Third, the constitution continued the trend to concentrate executive power in the office of the prime minister. The prime minister has extensive new powers to appoint, directly or indirectly, the top appellate judges and a majority of members in each of the ‘independent’ constitutional bodies entrusted with protecting the constitution (as well as remove and set remuneration for these office-holders). Thus the prime minister has become a super-office without meaningful checks. Even future elections will be controlled by appointees of the prime minister. Ultimately, the only check on the prime minister is an extra-constitutional one: the military.

Finally, the constitution continued the tradition of granting the military a special role as ultimate upholders of security and stability (as interpreted by it). Section 131(2) grants the military ‘overall responsibility … to ensure at all times the security, defence and well-being of Fiji and all Fijians’. Chapter 10 of the constitution also grants the military extensive and unamendable immunity for all coup related actions.

Fijian constitutionalism and its future

The 2014 elections raised both hopes and fears for the future of constitutional and democratic government in Fiji. Ratu Joni Madraiwiwi—a laywer, former vice-president and Roko Tui Bau (a Taukei chief)—reserves judgment on whether it marked the end of communalism. He reminds us that the results were as much a pragmatic calculation by Indo-Fijians and some Taukei as it was a belief in Fiji First’s mantra of development and ‘common and equal citizenry’. The new members of Parliament, most first time parliamentarians, have embraced their new roles. The new government appointments to the independent bodies have usually met with qualified approval. The bill of rights remains untested, especially the new socio-economic rights.

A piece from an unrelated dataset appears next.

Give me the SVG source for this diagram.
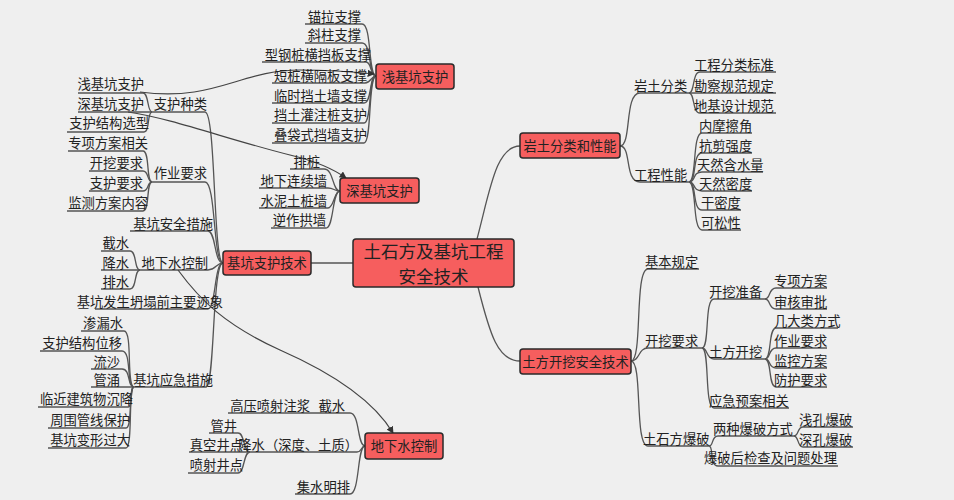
<svg xmlns="http://www.w3.org/2000/svg" width="954" height="500" viewBox="0 0 954 500">
<style>
.t{font-family:"Noto Sans CJK SC","Noto Sans",sans-serif;font-size:13.3px;fill:#222}
.e{text-anchor:end}
.c{text-anchor:middle}
.big{font-size:17.5px}
.box{fill:#f65e5e;stroke:#2a2a2a;stroke-width:1.5}
.l{fill:none;stroke:#555;stroke-width:1.3}
.r{fill:none;stroke:#444;stroke-width:1.2}
</style>
<defs>
<marker id="ar" viewBox="0 0 8 8" refX="7" refY="4" markerWidth="6" markerHeight="6" orient="auto">
<path d="M0,0 L8,4 L0,8 z" fill="#333"/>
</marker>
</defs>
<rect width="954" height="500" fill="#efefef"/>

<g id="connectors">
<path class="l" d="M311,263 L353,263"/>
<path class="l" d="M477,239 C490,190 496,146 520,146"/>
<path class="l" d="M478,287 C490,335 498,361 520,361"/>
<path class="l" d="M620,146 C632,146 624,93 640,93 H689"/>
<path class="l" d="M620,146 C632,146 624,182 640,182 H689"/>
<path class="l" d="M689,93 C695,93 692,72 700,72 H776"/>
<path class="l" d="M689,93 H776"/>
<path class="l" d="M689,93 C695,93 692,113 700,113 H776"/>
<path class="l" d="M689,182 C697,182 692,133 702,133 H752"/>
<path class="l" d="M689,182 C697,182 692,153 702,153 H752"/>
<path class="l" d="M689,182 C696,182 692,172 702,172 H763"/>
<path class="l" d="M689,182 C696,182 692,191 702,191 H752"/>
<path class="l" d="M689,182 C697,182 692,210 702,210 H741"/>
<path class="l" d="M689,182 C697,182 692,230 702,230 H741"/>
<path class="l" d="M631,361 C643,361 634,269 648,269 H699"/>
<path class="l" d="M631,361 C640,361 638,348 648,348 H702"/>
<path class="l" d="M631,361 C643,361 634,446 648,446 H709"/>
<path class="l" d="M702,348 C710,348 704,299 714,299 H765"/>
<path class="l" d="M702,348 C708,348 706,359 714,359 H765"/>
<path class="l" d="M702,348 C710,348 704,408 714,408 H789"/>
<path class="l" d="M765,299 C771,299 768,288 776,288 H827"/>
<path class="l" d="M765,299 C771,299 768,309 776,309 H827"/>
<path class="l" d="M765,359 C772,359 768,328 776,328 H838"/>
<path class="l" d="M765,359 C771,359 768,348 776,348 H827"/>
<path class="l" d="M765,359 C771,359 768,368 776,368 H827"/>
<path class="l" d="M765,359 C772,359 768,387 776,387 H827"/>
<path class="l" d="M709,446 C714,446 711,436 718,436 H794"/>
<path class="l" d="M709,446 C714,446 709,466 718,466 H838"/>
<path class="l" d="M794,436 C799,436 797,427 803,427 H853"/>
<path class="l" d="M794,436 C799,436 797,447 803,447 H853"/>
<path class="l" d="M223,263 C213,263 216,112 205,112 H152"/>
<path class="l" d="M223,263 C213,263 216,182 205,182 H152"/>
<path class="l" d="M223,263 C214,263 216,231 208,231 H130"/>
<path class="l" d="M223,263 C216,263 216,270 208,270 H140"/>
<path class="l" d="M223,263 C214,263 216,309 208,309 H95"/>
<path class="l" d="M223,263 C212,263 215,387 206,387 H134"/>
<path class="l" d="M152,112 C147,112 149,93 143,93 H78"/>
<path class="l" d="M152,112 H78"/>
<path class="l" d="M152,112 C147,112 150,132 144,132 H67"/>
<path class="l" d="M152,182 C146,182 150,151 143,151 H68"/>
<path class="l" d="M152,182 C147,182 149,171 143,171 H89"/>
<path class="l" d="M152,182 C147,182 149,191 143,191 H89"/>
<path class="l" d="M152,182 C146,182 150,211 143,211 H67"/>
<path class="l" d="M140,270 C134,270 137,251 130,251 H101"/>
<path class="l" d="M140,270 H101"/>
<path class="l" d="M140,270 C134,270 137,289 130,289 H101"/>
<path class="l" d="M134,387 C126,387 133,331 124,331 H81"/>
<path class="l" d="M134,387 C126,387 132,351 122,351 H40"/>
<path class="l" d="M134,387 C127,387 131,369 122,369 H91"/>
<path class="l" d="M134,387 H91"/>
<path class="l" d="M134,387 C129,387 134,407 128,407 H38"/>
<path class="l" d="M134,387 C128,387 133,428 126,428 H48"/>
<path class="l" d="M134,387 C128,387 133,448 126,448 H48"/>
<path class="l" d="M376,76 C368,76 372,24 362,24 H305"/>
<path class="l" d="M376,76 C368,76 372,43 362,43 H305"/>
<path class="l" d="M376,76 C370,76 372,62 366,62 H262"/>
<path class="l" d="M376,76 C371,76 371,83 365,83 H272"/>
<path class="l" d="M376,76 C369,76 372,103 364,103 H272"/>
<path class="l" d="M376,76 C368,76 372,123 364,123 H272"/>
<path class="l" d="M376,76 C368,76 372,143 364,143 H272"/>
<path class="l" d="M340,191 C332,191 334,169 324,169 H290"/>
<path class="l" d="M340,191 C334,191 334,188 328,188 H259"/>
<path class="l" d="M340,191 C334,191 334,208 328,208 H259"/>
<path class="l" d="M340,191 C332,191 334,228 326,228 H271"/>
<path class="l" d="M365,446 C357,446 360,413 350,413 H228"/>
<path class="l" d="M365,446 C361,446 362,452 357,452 H189"/>
<path class="l" d="M250,452 C243,452 245,433 238,433 H209"/>
<path class="l" d="M250,452 C243,452 245,473 238,473 H188"/>
<path class="l" d="M365,446 C357,446 360,494 350,494 H295"/>
<path class="r" marker-end="url(#ar)" d="M140,92 C215,102 240,70 300,70 C330,70 355,72 374,74"/>
<path class="r" marker-end="url(#ar)" d="M128,112 C170,118 230,140 290,155 C315,161 332,168 346,178"/>
<path class="r" marker-end="url(#ar)" d="M178,270 C200,300 225,325 280,350 C330,372 372,398 393,433"/>
</g>

<g id="root"><rect class="box" x="353" y="239" width="161" height="48" rx="3"/>
<text class="t big c"><tspan x="433.5" y="258">土石方及基坑工程</tspan><tspan x="433.5" y="283">安全技术</tspan></text></g>

<g id="jkzhjs"><rect class="box" x="223" y="251" width="88" height="24" rx="3"/><text class="t c" x="267" y="268">基坑支护技术</text></g>
<g id="qjkzh"><rect class="box" x="376" y="64" width="78" height="25" rx="3"/><text class="t c" x="415" y="81.5">浅基坑支护</text></g>
<g id="sjkzh"><rect class="box" x="340" y="178" width="79" height="25" rx="3"/><text class="t c" x="379.5" y="195.5">深基坑支护</text></g>
<g id="dxskz"><rect class="box" x="365" y="433" width="78" height="26" rx="3"/><text class="t c" x="404" y="451">地下水控制</text></g>
<g id="ytfl"><rect class="box" x="520" y="133" width="100" height="25" rx="3"/><text class="t c" x="570" y="150.5">岩土分类和性能</text></g>
<g id="tfkw"><rect class="box" x="520" y="349" width="111" height="25" rx="3"/><text class="t c" x="575.5" y="366.5">土方开挖安全技术</text></g>

<g id="a1"><text class="t" x="634" y="91">岩土分类</text></g>
<g id="a2"><text class="t" x="634" y="180">工程性能</text></g>
<g id="a3"><text class="t" x="694" y="70">工程分类标准</text></g>
<g id="a4"><text class="t" x="694" y="91">勘察规范规定</text></g>
<g id="a5"><text class="t" x="694" y="111">地基设计规范</text></g>
<g id="a6"><text class="t" x="699" y="131">内摩擦角</text></g>
<g id="a7"><text class="t" x="699" y="151">抗剪强度</text></g>
<g id="a8"><text class="t" x="697" y="170">天然含水量</text></g>
<g id="a9"><text class="t" x="699" y="189">天然密度</text></g>
<g id="a10"><text class="t" x="701" y="208">干密度</text></g>
<g id="a11"><text class="t" x="701" y="228">可松性</text></g>

<g id="b1"><text class="t" x="645" y="267">基本规定</text></g>
<g id="b2"><text class="t" x="645" y="346">开挖要求</text></g>
<g id="b3"><text class="t" x="643" y="444">土石方爆破</text></g>
<g id="b4"><text class="t" x="709" y="297">开挖准备</text></g>
<g id="b5"><text class="t" x="709" y="357">土方开挖</text></g>
<g id="b6"><text class="t" x="709" y="406">应急预案相关</text></g>
<g id="b7"><text class="t" x="774" y="286">专项方案</text></g>
<g id="b8"><text class="t" x="774" y="307">审核审批</text></g>
<g id="b9"><text class="t" x="774" y="326">几大类方式</text></g>
<g id="b10"><text class="t" x="774" y="346">作业要求</text></g>
<g id="b11"><text class="t" x="774" y="366">监控方案</text></g>
<g id="b12"><text class="t" x="774" y="385">防护要求</text></g>
<g id="b13"><text class="t" x="713" y="434">两种爆破方式</text></g>
<g id="b14"><text class="t" x="704" y="463">爆破后检查及问题处理</text></g>
<g id="b15"><text class="t" x="799" y="425">浅孔爆破</text></g>
<g id="b16"><text class="t" x="799" y="445">深孔爆破</text></g>

<g id="c1"><text class="t e" x="207" y="109">支护种类</text></g>
<g id="c2"><text class="t e" x="207" y="178">作业要求</text></g>
<g id="c3"><text class="t e" x="213" y="229">基坑安全措施</text></g>
<g id="c4"><text class="t e" x="208" y="268">地下水控制</text></g>
<g id="c5"><text class="t e" x="223" y="307">基坑发生坍塌前主要迹象</text></g>
<g id="c6"><text class="t e" x="213" y="385">基坑应急措施</text></g>
<g id="c7"><text class="t e" x="144" y="89">浅基坑支护</text></g>
<g id="c8"><text class="t e" x="144" y="109">深基坑支护</text></g>
<g id="c9"><text class="t e" x="149" y="128">支护结构选型</text></g>
<g id="c10"><text class="t e" x="148" y="148">专项方案相关</text></g>
<g id="c11"><text class="t e" x="143" y="168">开挖要求</text></g>
<g id="c12"><text class="t e" x="143" y="188">支护要求</text></g>
<g id="c13"><text class="t e" x="148" y="208">监测方案内容</text></g>
<g id="c14"><text class="t e" x="129" y="248">截水</text></g>
<g id="c15"><text class="t e" x="129" y="268">降水</text></g>
<g id="c16"><text class="t e" x="129" y="287">排水</text></g>
<g id="c17"><text class="t e" x="123" y="328">渗漏水</text></g>
<g id="c18"><text class="t e" x="122" y="348">支护结构位移</text></g>
<g id="c19"><text class="t e" x="120" y="367">流沙</text></g>
<g id="c20"><text class="t e" x="120" y="385">管涌</text></g>
<g id="c21"><text class="t e" x="133" y="404">临近建筑物沉降</text></g>
<g id="c22"><text class="t e" x="130" y="425">周围管线保护</text></g>
<g id="c23"><text class="t e" x="130" y="445">基坑变形过大</text></g>

<g id="d1"><text class="t e" x="361" y="22">锚拉支撑</text></g>
<g id="d2"><text class="t e" x="361" y="40">斜柱支撑</text></g>
<g id="d3"><text class="t e" x="371" y="60">型钢桩横挡板支撑</text></g>
<g id="d4"><text class="t e" x="367" y="81">短桩横隔板支撑</text></g>
<g id="d5"><text class="t e" x="367" y="101">临时挡土墙支撑</text></g>
<g id="d6"><text class="t e" x="367" y="120">挡土灌注桩支护</text></g>
<g id="d7"><text class="t e" x="367" y="140">叠袋式挡墙支护</text></g>

<g id="e1"><text class="t e" x="320" y="167">排桩</text></g>
<g id="e2"><text class="t e" x="327" y="186">地下连续墙</text></g>
<g id="e3"><text class="t e" x="327" y="206">水泥土桩墙</text></g>
<g id="e4"><text class="t e" x="326" y="225">逆作拱墙</text></g>

<g id="f1"><text class="t e" x="345" y="411">截水</text></g>
<g id="f2"><text class="t e" x="310" y="411">高压喷射注浆</text></g>
<g id="f3"><text class="t e" x="358" y="450">降水（深度、土质）</text></g>
<g id="f4"><text class="t e" x="243" y="450">真空井点</text></g>
<g id="f5"><text class="t e" x="237" y="431">管井</text></g>
<g id="f6"><text class="t e" x="243" y="470">喷射井点</text></g>
<g id="f7"><text class="t e" x="350" y="492">集水明排</text></g>
</svg>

However the 2013 constitution creates the means for an authoritarian state run by the office of the prime minister (with the tacit support of the military). So far the Bainimarama government has not fully exploited these powers. For example, the government continues to tolerate some long-delayed scrutiny of government spending through a Standing Committee on Public Accounts controlled by the opposition parties—despite some fiery exchanges. The point is rather the worry that a future government that loses popular support well be tempted to prolong their rule by exploiting the constitution’s concentration of power—exacerbated by a practically impossible amendment procedure (three-quarters of MPs, and then three-quarters of all registered voters in a referendum).

Whether a future government will exploit the constitution’s authoritarian structure will ultimately depend on Fiji’s military. The 2013 constitution sought to break ethnic communalism and create a single nation, but the glaring exception remains the military: 99 per cent of its 3,500 active soldiers and 6,000 reservists are Taukei. Since 2006 military officers have also infiltrated the higher reaches of the civil service and retained their position (though after resigning their military positions) after the 2014 elections. Even more tellingly, one of every five MPs elected in 2014 were former military officers.

As Fiji’s first Constitution Day nears, the role of soldiers investigating alleged rebels approaches is a timely reminder that the military has not renounced its role as the extra-constitutional arbiter of Fijian politics. The future of the 2013 constitution will depend on if and when the military decides to intervene. As stated in its submission to the Ghai Commission, the military saw itself as ‘ the last bastion for law and order in Fiji’ with an extra-constitutional responsibility for ‘the governance of this country, ensuring that peace, prosperity and good governance is practiced and adhered to’. Unless it can be subordinated to constitutional rule, the Fijian military will perpetuate its schizophrenic identity as peacekeepers abroad (Lebanon, Sinai and East Timor) and coup-makers at home.

By Dr Coel Kirkby, Research Fellow at Melbourne Law School.